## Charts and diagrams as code
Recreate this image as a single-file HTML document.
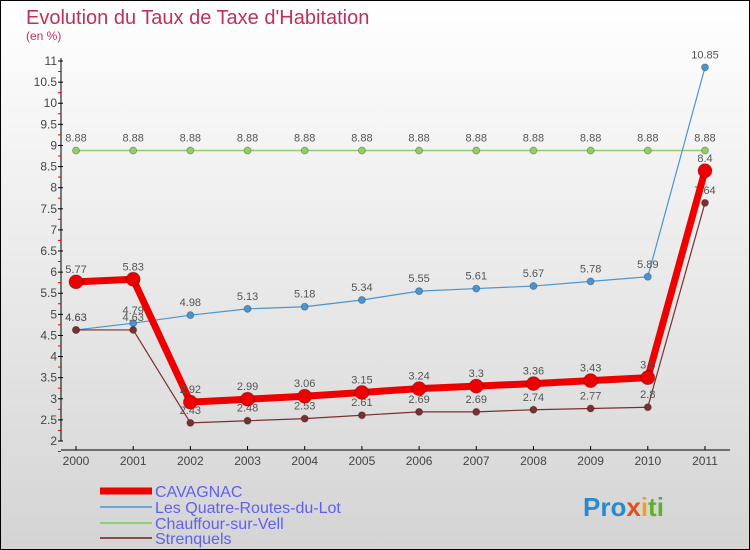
<!DOCTYPE html>
<html><head><meta charset="utf-8"><style>
body{margin:0}
#c{width:750px;height:550px;position:relative;overflow:hidden}
svg text{font-family:"Liberation Sans",sans-serif}
</style></head><body>
<div id="c">
<svg id="s" width="750" height="550">
<defs><linearGradient id="bg" x1="0" y1="0" x2="0" y2="1"><stop offset="0" stop-color="#ffffff"/><stop offset="1" stop-color="#d4d4d4"/></linearGradient></defs>
<rect x="0.5" y="0.5" width="749" height="549" fill="url(#bg)" stroke="#000"/>
<text x="26" y="24" font-size="20" fill="#c0305a">Evolution du Taux de Taxe d'Habitation</text>
<text x="26" y="40" font-size="12" fill="#c0305a">(en %)</text>
<g id="axes"></g><g id="series"></g>
<g>
<line x1="100" y1="491" x2="152" y2="491" stroke="#e00" stroke-width="7"/>
<text x="155" y="497" font-size="16" fill="#6060f0">CAVAGNAC</text>
<line x1="100" y1="507" x2="152" y2="507" stroke="#6aa8d8" stroke-width="2"/>
<text x="155" y="513" font-size="16" fill="#6060f0">Les Quatre-Routes-du-Lot</text>
<line x1="100" y1="523" x2="152" y2="523" stroke="#90d070" stroke-width="2"/>
<text x="155" y="529" font-size="16" fill="#6060f0">Chauffour-sur-Vell</text>
<line x1="100" y1="538" x2="152" y2="538" stroke="#8b4a4a" stroke-width="2"/>
<text x="155" y="544" font-size="16" fill="#6060f0">Strenquels</text>
</g>
<text x="583" y="516" font-size="26" font-weight="bold"><tspan fill="#2a8ad0">Pro</tspan><tspan fill="#e05020">x</tspan><tspan fill="#f0a020">i</tspan><tspan fill="#60b030">ti</tspan></text>
</svg></div>
<script>
const years=["2000","2001","2002","2003","2004","2005","2006","2007","2008","2009","2010","2011"];
const cavagnac=[5.77,5.83,2.92,2.99,3.06,3.15,3.24,3.3,3.36,3.43,3.5,8.4];
const quatre=[4.63,4.79,4.98,5.13,5.18,5.34,5.55,5.61,5.67,5.78,5.89,10.85];
const chauffour=[8.88,8.88,8.88,8.88,8.88,8.88,8.88,8.88,8.88,8.88,8.88,8.88];
const strenquels=[4.63,4.63,2.43,2.48,2.53,2.61,2.69,2.69,2.74,2.77,2.8,7.64];
const yTicks=["2","2.5","3","3.5","4","4.5","5","5.5","6","6.5","7","7.5","8","8.5","9","9.5","10","10.5","11"];
const NS="http://www.w3.org/2000/svg";
const X=i=>76+i*57.18, Y=v=>441-(v-2)*42.22;
function mk(t,a,p){const e=document.createElementNS(NS,t);for(const k in a)e.setAttribute(k,a[k]);p.appendChild(e);return e;}
const ax=document.getElementById('axes');
let e=mk('line',{x1:61,y1:58,x2:61,y2:441,stroke:'#000'},ax);


e=mk('line',{x1:61,y1:450,x2:730,y2:450,stroke:'#000'},ax);


yTicks.forEach(t=>{const v=parseFloat(t),y=Y(v);
 mk('line',{x1:58,y1:y,x2:63,y2:y,stroke:'#000'},ax);
 mk('line',{x1:58,y1:y+10.5,x2:61,y2:y+10.5,stroke:'#e00'},ax);
 const tx=mk('text',{x:57,y:y+4,'font-size':12,fill:'#444','text-anchor':'end'},ax);tx.textContent=t;
 
 });
years.forEach((t,i)=>{mk('line',{x1:X(i),y1:446,x2:X(i),y2:450,stroke:'#000'},ax);
 const tx=mk('text',{x:X(i),y:465,'font-size':12,fill:'#444','text-anchor':'middle'},ax);tx.textContent=t;
 
 });
const sg=document.getElementById('series');
function draw(d,col,w,r,name){const g=mk('g',{},sg);
 
 
 mk('polyline',{points:d.map((v,i)=>X(i)+','+Y(v)).join(' '),fill:'none',stroke:col,'stroke-width':w,'stroke-linejoin':'round'},g);
 d.forEach((v,i)=>{const c=mk('circle',{cx:X(i),cy:Y(v),r:r,fill:col,stroke:'rgba(0,0,0,0.25)'},g);
  
  
  const t=mk('text',{x:X(i),y:Y(v)-9,'font-size':11,fill:'#555','text-anchor':'middle'},g);t.textContent=String(v);});}
draw(chauffour,'#8fd060',1.5,3.5,'series-chauffour');
draw(quatre,'#4a95d0',1.2,3.5,'series-quatre-routes');
draw(strenquels,'#7a3030',1.2,3.5,'series-strenquels');
draw(cavagnac,'#ee0000',7,7,'series-cavagnac');
</script>
</body></html>
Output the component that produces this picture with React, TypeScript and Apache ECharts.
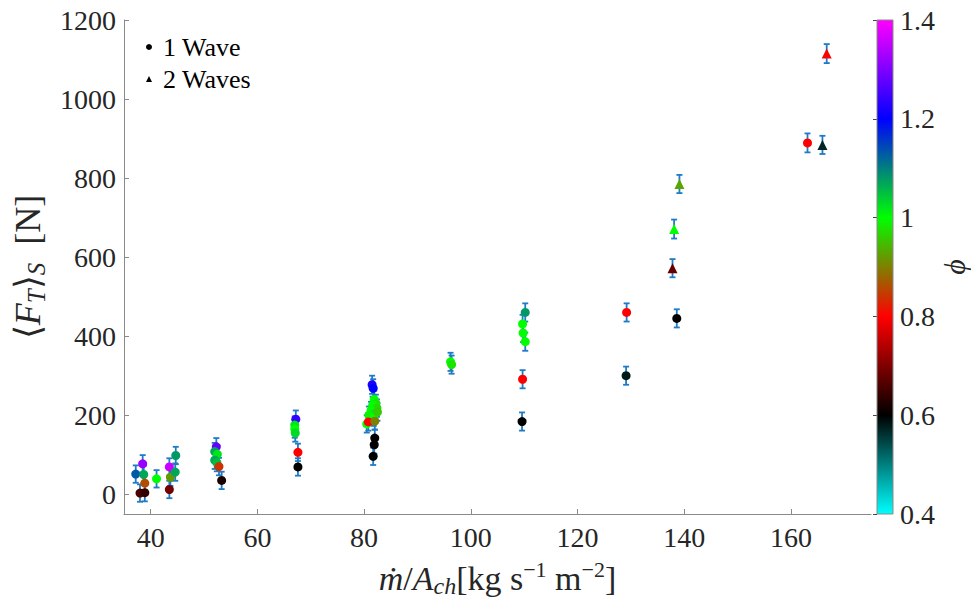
import React, { useEffect, useRef } from "react";
import * as echarts from "echarts";

// ---- data ----
// 1 Wave (circles)
const wave1X = [
  37.2, 38.5, 38.7, 38.9, 38.0, 38.9, 41.1,
  43.5, 44.7, 43.7, 44.6, 43.5,
  52.3, 52.0, 52.5, 52.0, 52.4, 52.8, 53.3,
  67.2, 67.0, 67.0, 67.1, 67.6, 67.6,
  81.5, 81.7, 81.9, 82.2, 81.6, 82.4, 81.3, 82.0, 80.9, 81.8, 82.5, 80.5, 80.8, 82.0, 82.0, 81.9, 81.7,
  96.2, 96.4,
  110.2, 109.7, 109.8, 110.2, 109.7, 109.6,
  129.2, 129.1, 138.6, 163.1,
];
const wave1Y = [
  51, 77, 50, 28, 3, 4, 39,
  69, 98, 43, 56, 12,
  120, 108, 101, 86, 80, 70, 35,
  190, 175, 165, 155, 106, 69,
  277, 268, 240, 230, 225, 218, 212, 205, 200, 195, 208, 178, 183, 185, 142, 125, 96,
  335, 328,
  460, 431, 408, 386, 291, 184,
  460, 300, 445, 889,
];
const wave1Phi = [
  1.13, 1.32, 1.07, 0.86, 0.66, 0.64, 1.0,
  1.36, 1.08, 0.92, 1.07, 0.69,
  1.28, 1.07, 1.02, 1.07, 1.05, 0.84, 0.62,
  1.24, 1.02, 1.0, 1.03, 0.8, 0.6,
  1.22, 1.2, 1.0, 0.98, 1.0, 0.97, 1.0, 1.02, 0.99, 1.0, 0.96, 1.0, 0.8, 0.9, 0.6, 0.6, 0.6,
  1.0, 0.98,
  1.08, 1.0, 1.0, 1.0, 0.8, 0.6,
  0.8, 0.58, 0.6, 0.8,
];
const wave1Err = [
  22, 22, 22, 22, 22, 22, 22,
  22, 22, 22, 22, 22,
  22, 22, 22, 22, 22, 22, 22,
  22, 22, 22, 22, 22, 22,
  23, 23, 22, 22, 22, 22, 22, 22, 22, 22, 22, 22, 22, 22, 22, 22, 22,
  23, 23,
  23, 23, 23, 23, 23, 23,
  23, 23, 23, 24,
];
// 2 Waves (triangles)
const wave2X = [137.8, 138.1, 139.1, 165.9, 166.7];
const wave2Y = [572, 671, 785, 884, 1115];
const wave2Phi = [0.68, 1.0, 0.93, 0.57, 0.8];
const wave2Err = [23, 24, 23, 23, 24];

// colour map for phi from 0.4 to 1.4 (evenly spaced stops)
const PHI_MIN = 0.4;
const PHI_MAX = 1.4;
const COLORMAP = ["#00ffff", "#000000", "#ff0000", "#00ff00", "#0000ff", "#ff00ff"];

const X_MIN = 35;
const X_MAX = 175;
const Y_MIN = -50;
const Y_MAX = 1200;

const ERR_COLOR = "#1f7bc6";
const AXIS_COLOR = "#8a8a8a";
const TEXT_COLOR = "#262626";
const FONT = "Liberation Serif";

export default function App() {
  const ref = useRef<HTMLDivElement>(null);

  useEffect(() => {
    if (!ref.current) return;
    const chart = echarts.init(ref.current, null, { renderer: "svg" });

    const d1 = wave1X.map((x, i) => [x, wave1Y[i], wave1Phi[i]]);
    const d2 = wave2X.map((x, i) => [x, wave2Y[i], wave2Phi[i]]);
    const errData = [
      ...wave1X.map((x, i) => [x, wave1Y[i], wave1Err[i]]),
      ...wave2X.map((x, i) => [x, wave2Y[i], wave2Err[i]]),
    ];

    const n = COLORMAP.length;
    // top of the bar = PHI_MAX, so reverse the map for a top-to-bottom gradient
    const gradStops = COLORMAP.slice()
      .reverse()
      .map((c, i) => ({ offset: i / (n - 1), color: c }));

    const richBig = (size: number) => ({
      i: { fontSize: size, fontStyle: "italic", fontFamily: FONT, color: TEXT_COLOR, lineHeight: size + 6, verticalAlign: "middle" },
      r: { fontSize: size, fontFamily: FONT, color: TEXT_COLOR, lineHeight: size + 6, verticalAlign: "middle" },
      sub: { fontSize: Math.round(size * 0.7), fontStyle: "italic", fontFamily: FONT, color: TEXT_COLOR, lineHeight: Math.round(size * 0.72), verticalAlign: "bottom" },
      sup: { fontSize: Math.round(size * 0.66), fontFamily: FONT, color: TEXT_COLOR, lineHeight: Math.round(size * 0.72), verticalAlign: "top" },
    });

    const option: any = {
      animation: false,
      backgroundColor: "#ffffff",
      textStyle: { fontFamily: FONT },
      grid: [
        { left: 124, top: 20, width: 747, height: 494, containLabel: false, outerBoundsMode: "none" },
        { left: 877, top: 20, width: 16, height: 494, containLabel: false, outerBoundsMode: "none" },
      ],
      xAxis: [
        {
          type: "value",
          gridIndex: 0,
          min: X_MIN,
          max: X_MAX,
          splitNumber: 7,
          splitLine: { show: false },
          axisLine: { show: true, onZero: false, lineStyle: { color: AXIS_COLOR, width: 1 } },
          axisTick: { show: true, inside: true, length: 5, lineStyle: { color: AXIS_COLOR } },
          axisLabel: {
            showMinLabel: false,
            showMaxLabel: false,
            color: TEXT_COLOR,
            fontSize: 28,
            fontFamily: FONT,
            margin: 9,
            formatter: (v: number) => String(v),
          },
          name: "{i|ṁ}{r|/}{i|A}{sub|ch}{r|[kg s}{sup|−1}{r| m}{sup|−2}{r|]}",
          nameLocation: "middle",
          nameGap: 44,
          nameTextStyle: { color: TEXT_COLOR, fontFamily: FONT, rich: richBig(34) },
        },
        {
          type: "value",
          gridIndex: 1,
          min: 0,
          max: 1,
          show: false,
        },
      ],
      yAxis: [
        {
          type: "value",
          gridIndex: 0,
          min: Y_MIN,
          max: Y_MAX,
          splitNumber: 6,
          splitLine: { show: false },
          axisLine: { show: true, onZero: false, lineStyle: { color: AXIS_COLOR, width: 1 } },
          axisTick: { show: true, inside: true, length: 5, lineStyle: { color: AXIS_COLOR } },
          axisLabel: {
            showMinLabel: false,
            color: TEXT_COLOR,
            fontSize: 28,
            fontFamily: FONT,
            margin: 8,
            formatter: (v: number) => String(v),
          },
          name: "{r|⟨}{i|F}{sub|T}{r|⟩}{sub|S}{r|  [N]}",
          nameLocation: "middle",
          nameRotate: 90,
          nameGap: 70,
          nameTextStyle: { color: TEXT_COLOR, fontFamily: FONT, rich: richBig(36) },
        },
        {
          type: "value",
          gridIndex: 1,
          min: PHI_MIN,
          max: PHI_MAX,
          interval: 0.2,
          position: "right",
          splitLine: { show: false },
          axisLine: { show: false },
          axisTick: { show: true, inside: true, length: 4, lineStyle: { color: "#444" } },
          axisLabel: {
            color: TEXT_COLOR,
            fontSize: 28,
            fontFamily: FONT,
            margin: 7,
            formatter: (v: number) => String(Math.round(v * 10) / 10),
          },
          name: "ϕ",
          nameLocation: "middle",
          nameRotate: 90,
          nameGap: 46,
          nameTextStyle: { color: TEXT_COLOR, fontSize: 30, fontStyle: "italic", fontFamily: FONT },
        },
      ],
      visualMap: {
        type: "continuous",
        show: false,
        min: PHI_MIN,
        max: PHI_MAX,
        dimension: 2,
        seriesIndex: [1, 2],
        inRange: { color: COLORMAP },
      },
      legend: {
        orient: "vertical",
        left: 141,
        top: 29,
        itemWidth: 6,
        itemHeight: 6,
        itemGap: 6,
        textStyle: { fontSize: 26, fontFamily: FONT, color: "#000", lineHeight: 26, padding: [0, 0, 0, 6] },
        data: [
          { name: "1 Wave", icon: "circle", itemStyle: { color: "#000" } },
          { name: "2 Waves", icon: "triangle", itemStyle: { color: "#000" } },
        ],
      },
      series: [
        {
          type: "custom",
          name: "errors",
          xAxisIndex: 0,
          yAxisIndex: 0,
          silent: true,
          z: 1,
          data: errData,
          encode: { x: 0, y: 1 },
          renderItem: (params: any, api: any) => {
            const x = api.value(0);
            const y = api.value(1);
            const e = api.value(2);
            const top = api.coord([x, y + e]);
            const bot = api.coord([x, y - e]);
            const cap = 3;
            const style = { stroke: ERR_COLOR, lineWidth: 1.8 };
            return {
              type: "group",
              children: [
                { type: "line", shape: { x1: top[0], y1: top[1], x2: bot[0], y2: bot[1] }, style },
                { type: "line", shape: { x1: top[0] - cap, y1: top[1], x2: top[0] + cap, y2: top[1] }, style },
                { type: "line", shape: { x1: bot[0] - cap, y1: bot[1], x2: bot[0] + cap, y2: bot[1] }, style },
              ],
            };
          },
        },
        {
          type: "scatter",
          name: "1 Wave",
          xAxisIndex: 0,
          yAxisIndex: 0,
          symbol: "circle",
          symbolSize: 9,
          z: 3,
          itemStyle: { color: "#000", opacity: 1 },
          data: d1,
        },
        {
          type: "scatter",
          name: "2 Waves",
          xAxisIndex: 0,
          yAxisIndex: 0,
          symbol: "triangle",
          symbolSize: 10,
          z: 3,
          itemStyle: { color: "#000", opacity: 1 },
          data: d2,
        },
        {
          type: "custom",
          name: "colorbar",
          xAxisIndex: 1,
          yAxisIndex: 1,
          silent: true,
          data: [[0, PHI_MIN, 1, PHI_MAX]],
          encode: { x: [0, 2], y: [1, 3] },
          renderItem: (params: any, api: any) => {
            const p1 = api.coord([api.value(0), api.value(3)]);
            const p2 = api.coord([api.value(2), api.value(1)]);
            return {
              type: "rect",
              shape: { x: p1[0], y: p1[1], width: p2[0] - p1[0], height: p2[1] - p1[1] },
              style: {
                fill: new echarts.graphic.LinearGradient(0, 0, 0, 1, gradStops),
                stroke: AXIS_COLOR,
                lineWidth: 1,
              },
              z2: -1,
            };
          },
        },
      ],
    };

    chart.setOption(option);
    return () => chart.dispose();
  }, []);

  return (
    <div
      ref={ref}
      style={{ position: "fixed", left: 0, top: 0, width: 971, height: 600, background: "#fff" }}
    />
  );
}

## Problem requirements
Without the pictures, give again only the lines beginning at the line that contains "Output the component" and stopping after the line that contains "import * as", exactly as written.

## Reply
Output the component that produces this picture with React, TypeScript and Apache ECharts.
import React, { useEffect, useRef } from "react";
import * as echarts from "echarts";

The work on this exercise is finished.